**Instruction**
With pictures left out, extract every line between the start of the records below and the line holding "const splitWeek = 25", inclusive.

Data listing:
_ _ _ _

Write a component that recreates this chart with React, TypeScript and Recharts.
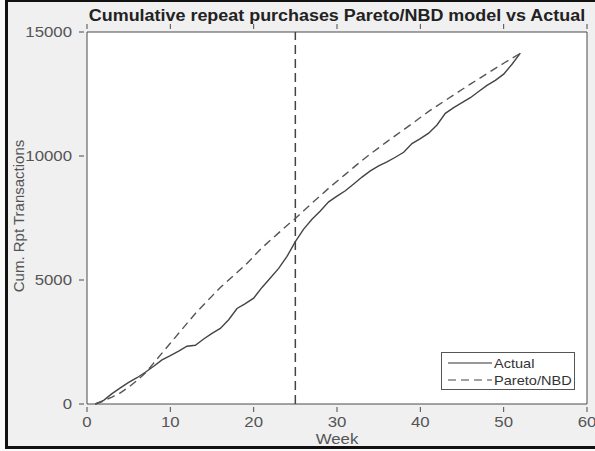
import React from 'react'
import { LineChart, Line, XAxis, YAxis, CartesianGrid, ReferenceLine } from 'recharts'

const weeks = [
  1, 2, 3, 4, 5, 6, 7, 8, 9, 10, 11, 12, 13, 14, 15, 16, 17, 18, 19, 20, 21, 22, 23, 24, 25, 26,
  27, 28, 29, 30, 31, 32, 33, 34, 35, 36, 37, 38, 39, 40, 41, 42, 43, 44, 45, 46, 47, 48, 49, 50, 51, 52,
]

const actual = [
  0, 150, 420, 650, 870, 1060, 1280, 1520, 1780, 1950, 2130, 2330, 2370, 2620, 2850, 3050, 3400, 3850,
  4050, 4270, 4700, 5080, 5470, 5950, 6550, 7050, 7450, 7780, 8150, 8380, 8600, 8870, 9150, 9400, 9600,
  9760, 9950, 10150, 10500, 10700, 10920, 11250, 11720, 11950, 12150, 12350, 12600, 12850, 13050, 13300,
  13700, 14150,
]

const paretoNbd = [
  0, 120, 280, 450, 680, 950, 1250, 1650, 2050, 2450, 2850, 3250, 3650, 4000, 4350, 4700, 5000, 5300,
  5600, 5950, 6300, 6600, 6900, 7200, 7480, 7790, 8100, 8400, 8700, 8980, 9260, 9540, 9820, 10080, 10330,
  10580, 10820, 11060, 11300, 11550, 11800, 12020, 12240, 12460, 12680, 12900, 13110, 13320, 13530, 13740,
  13940, 14140,
]

const xTicks = [0, 10, 20, 30, 40, 50, 60]
const yTicks = [0, 5000, 10000, 15000]
const splitWeek = 25

const data = weeks.map((w, i) => ({ week: w, actual: actual[i], pareto: paretoNbd[i] }))

const FONT = '"Liberation Sans", Arial, sans-serif'
const TICK_COLOR = '#555'
const BOX = '#4a4a4a'
// the reference looks stretched a bit sideways
const STRETCH = 1.12

function BottomTick({ x, y, payload }: any) {
  return (
    <g>
      <line x1={x} y1={y} x2={x} y2={y - 5} stroke={BOX} />
      <text
        transform={`translate(${x},${y + 15}) scale(${STRETCH},1)`}
        textAnchor="middle"
        fill={TICK_COLOR}
        fontSize={15}
        fontFamily={FONT}
      >
        {payload.value}
      </text>
    </g>
  )
}

function TopTick({ x, y }: any) {
  return <line x1={x} y1={y} x2={x} y2={y + 5} stroke={BOX} />
}

function LeftTick({ x, y, payload }: any) {
  return (
    <g>
      <line x1={x} y1={y} x2={x + 5} y2={y} stroke={BOX} />
      <text
        transform={`translate(${x - 7},${y + 5}) scale(${STRETCH},1)`}
        textAnchor="end"
        fill={TICK_COLOR}
        fontSize={15}
        fontFamily={FONT}
      >
        {payload.value}
      </text>
    </g>
  )
}

function RightTick({ x, y }: any) {
  return <line x1={x} y1={y} x2={x - 5} y2={y} stroke={BOX} />
}

function LegendBox() {
  return (
    <div
      style={{
        position: 'absolute',
        left: 441,
        top: 352,
        width: 134,
        height: 38,
        border: '1px solid #555',
        background: '#fff',
        boxSizing: 'border-box',
      }}
    >
      <svg width={132} height={36} style={{ display: 'block' }}>
        <line x1={6} y1={10} x2={50} y2={10} stroke="#333" strokeWidth={1.2} />
        <text transform={`translate(52,15) scale(${STRETCH},1)`} fontSize={13} fill="#333" fontFamily={FONT}>
          Actual
        </text>
        <line x1={6} y1={27} x2={50} y2={27} stroke="#444" strokeWidth={1.2} strokeDasharray="8 5" />
        <text transform={`translate(52,32) scale(${STRETCH},1)`} fontSize={13} fill="#333" fontFamily={FONT}>
          Pareto/NBD
        </text>
      </svg>
    </div>
  )
}

export default function App() {
  return (
    <div style={{ position: 'relative', width: 595, height: 451, background: '#fafafa' }}>
      <style>{'body{margin:0}'}</style>
      <div
        style={{
          position: 'absolute',
          left: 5,
          top: 0,
          width: 595,
          height: 449,
          borderLeft: '3px solid #111',
          borderTop: '2px solid #111',
          borderBottom: '3px solid #111',
          background: '#f0f0f0',
          boxSizing: 'border-box',
        }}
      />
      <div style={{ position: 'absolute', left: 0, top: 0 }}>
        <LineChart
          width={595}
          height={451}
          data={data}
          margin={{ top: 27, right: 2, bottom: 17, left: 27 }}
        >
          <CartesianGrid horizontal={false} vertical={false} fill="#fff" />
          <XAxis
            xAxisId="bottom"
            dataKey="week"
            type="number"
            domain={[0, 60]}
            ticks={xTicks}
            height={30}
            axisLine={{ stroke: BOX }}
            tickLine={false}
            tick={<BottomTick />}
          />
          <XAxis
            xAxisId="top"
            orientation="top"
            dataKey="week"
            type="number"
            domain={[0, 60]}
            ticks={xTicks}
            height={5}
            axisLine={{ stroke: BOX }}
            tickLine={false}
            tick={<TopTick />}
          />
          <YAxis
            yAxisId="left"
            type="number"
            domain={[0, 15000]}
            ticks={yTicks}
            width={60}
            axisLine={{ stroke: BOX }}
            tickLine={false}
            tick={<LeftTick />}
          />
          <YAxis
            yAxisId="right"
            orientation="right"
            type="number"
            domain={[0, 15000]}
            ticks={yTicks}
            width={6}
            axisLine={{ stroke: BOX }}
            tickLine={false}
            tick={<RightTick />}
          />
          <ReferenceLine
            xAxisId="bottom"
            yAxisId="left"
            x={splitWeek}
            stroke="#444"
            strokeWidth={1.5}
            strokeDasharray="9 5"
          />
          <Line
            xAxisId="bottom"
            yAxisId="left"
            type="linear"
            dataKey="actual"
            name="Actual"
            stroke="#444"
            strokeWidth={1.4}
            dot={false}
            isAnimationActive={false}
          />
          <Line
            xAxisId="bottom"
            yAxisId="left"
            type="linear"
            dataKey="pareto"
            name="Pareto/NBD"
            stroke="#555"
            strokeWidth={1.4}
            strokeDasharray="8 5"
            dot={false}
            isAnimationActive={false}
          />
        </LineChart>
      </div>
      <LegendBox />
      <div
        style={{
          position: 'absolute',
          left: 87,
          width: 500,
          top: 7,
          textAlign: 'center',
          fontFamily: FONT,
          fontWeight: 'bold',
          fontSize: 16,
          color: '#222',
          whiteSpace: 'nowrap',
          transform: `scaleX(${STRETCH})`,
        }}
      >
        Cumulative repeat purchases Pareto/NBD model vs Actual
      </div>
      <div
        style={{
          position: 'absolute',
          left: 87,
          width: 500,
          top: 431,
          textAlign: 'center',
          fontFamily: FONT,
          fontSize: 15,
          lineHeight: '16px',
          color: TICK_COLOR,
          transform: `scaleX(${STRETCH})`,
        }}
      >
        Week
      </div>
      <div
        style={{
          position: 'absolute',
          left: 19,
          top: 216,
          transform: 'translate(-50%, -50%) rotate(-90deg)',
          whiteSpace: 'nowrap',
          fontFamily: FONT,
          fontSize: 15,
          lineHeight: '16px',
          color: TICK_COLOR,
        }}
      >
        Cum. Rpt Transactions
      </div>
    </div>
  )
}
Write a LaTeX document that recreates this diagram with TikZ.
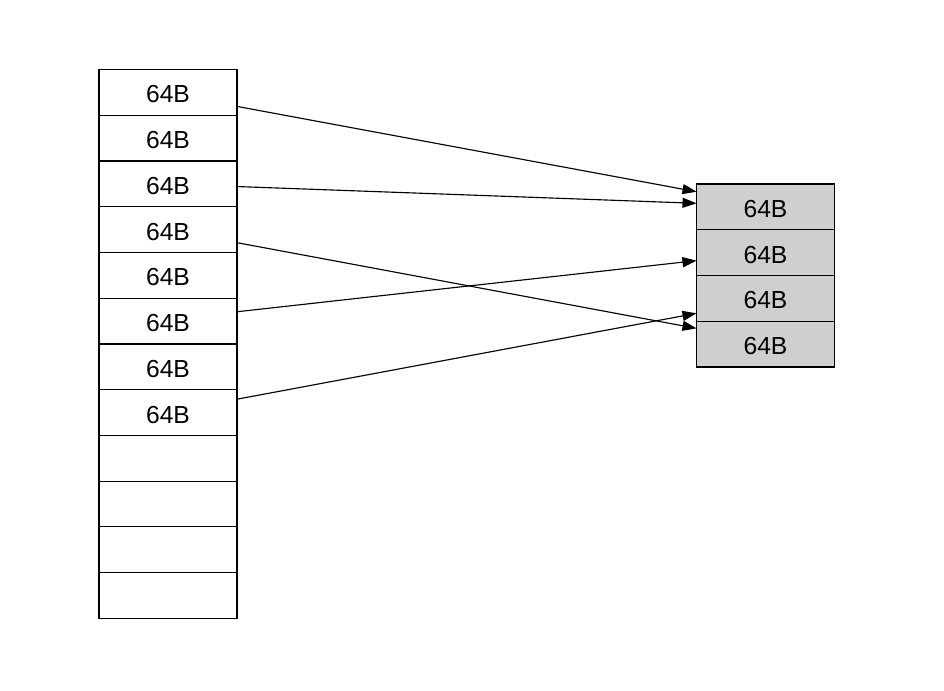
\documentclass[tikz,border=0pt]{standalone}
\usepackage{fontspec}
\setmainfont{Liberation Sans}
\usetikzlibrary{positioning, arrows.meta}

\begin{document}
\begin{tikzpicture}[
    x=0.75pt, y=-0.75pt,
    node distance=0pt,
    cell/.style={rectangle, draw, line width=0.85pt, outer sep=0pt, inner sep=0pt,
        minimum width=103.5pt, minimum height=34.3pt, text height=16pt,
        font=\fontsize{18.5}{21}\selectfont},
    cached/.style={cell, fill=black!19},
    link/.style={-{Triangle[length=10.5pt, width=7.5pt]}, line width=0.85pt}
]
\useasboundingbox (0,0) rectangle (944,690);

% Memory column
\node[cell] (l1) at (168,92.4) {64B};
\node[cell, below=of l1] (l2) {64B};
\node[cell, below=of l2] (l3) {64B};
\node[cell, below=of l3] (l4) {64B};
\node[cell, below=of l4] (l5) {64B};
\node[cell, below=of l5] (l6) {64B};
\node[cell, below=of l6] (l7) {64B};
\node[cell, below=of l7] (l8) {64B};
\node[cell, below=of l8] (l9) {};
\node[cell, below=of l9] (l10) {};
\node[cell, below=of l10] (l11) {};
\node[cell, below=of l11] (l12) {};

% Cache lines
\node[cached] (r1) at (765.5,206.9) {64B};
\node[cached, below=of r1] (r2) {64B};
\node[cached, below=of r2] (r3) {64B};
\node[cached, below=of r3] (r4) {64B};

% Mappings
\draw[link] ([yshift=-10.5pt]l1.east) -- ([yshift=11.4pt]r1.west);
\draw[link] ([yshift=-2pt]l3.east) -- ([yshift=2.7pt]r1.west);
\draw[link] ([yshift=-9.8pt]l4.east) -- ([yshift=11.8pt]r4.west);
\draw[link] ([yshift=7pt]l6.east) -- ([yshift=-6pt]r2.west);
\draw[link] ([yshift=10pt]l8.east) -- ([yshift=-11.2pt]r3.west);

\end{tikzpicture}
\end{document}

_ _ _ _

**Exercise result**
Write a component that recreates this chart with React, TypeScript and Recharts.
import React from 'react'
import { LineChart, Line, XAxis, YAxis, CartesianGrid, ReferenceLine } from 'recharts'

const weeks = [
  1, 2, 3, 4, 5, 6, 7, 8, 9, 10, 11, 12, 13, 14, 15, 16, 17, 18, 19, 20, 21, 22, 23, 24, 25, 26,
  27, 28, 29, 30, 31, 32, 33, 34, 35, 36, 37, 38, 39, 40, 41, 42, 43, 44, 45, 46, 47, 48, 49, 50, 51, 52,
]

const actual = [
  0, 150, 420, 650, 870, 1060, 1280, 1520, 1780, 1950, 2130, 2330, 2370, 2620, 2850, 3050, 3400, 3850,
  4050, 4270, 4700, 5080, 5470, 5950, 6550, 7050, 7450, 7780, 8150, 8380, 8600, 8870, 9150, 9400, 9600,
  9760, 9950, 10150, 10500, 10700, 10920, 11250, 11720, 11950, 12150, 12350, 12600, 12850, 13050, 13300,
  13700, 14150,
]

const paretoNbd = [
  0, 120, 280, 450, 680, 950, 1250, 1650, 2050, 2450, 2850, 3250, 3650, 4000, 4350, 4700, 5000, 5300,
  5600, 5950, 6300, 6600, 6900, 7200, 7480, 7790, 8100, 8400, 8700, 8980, 9260, 9540, 9820, 10080, 10330,
  10580, 10820, 11060, 11300, 11550, 11800, 12020, 12240, 12460, 12680, 12900, 13110, 13320, 13530, 13740,
  13940, 14140,
]

const xTicks = [0, 10, 20, 30, 40, 50, 60]
const yTicks = [0, 5000, 10000, 15000]
const splitWeek = 25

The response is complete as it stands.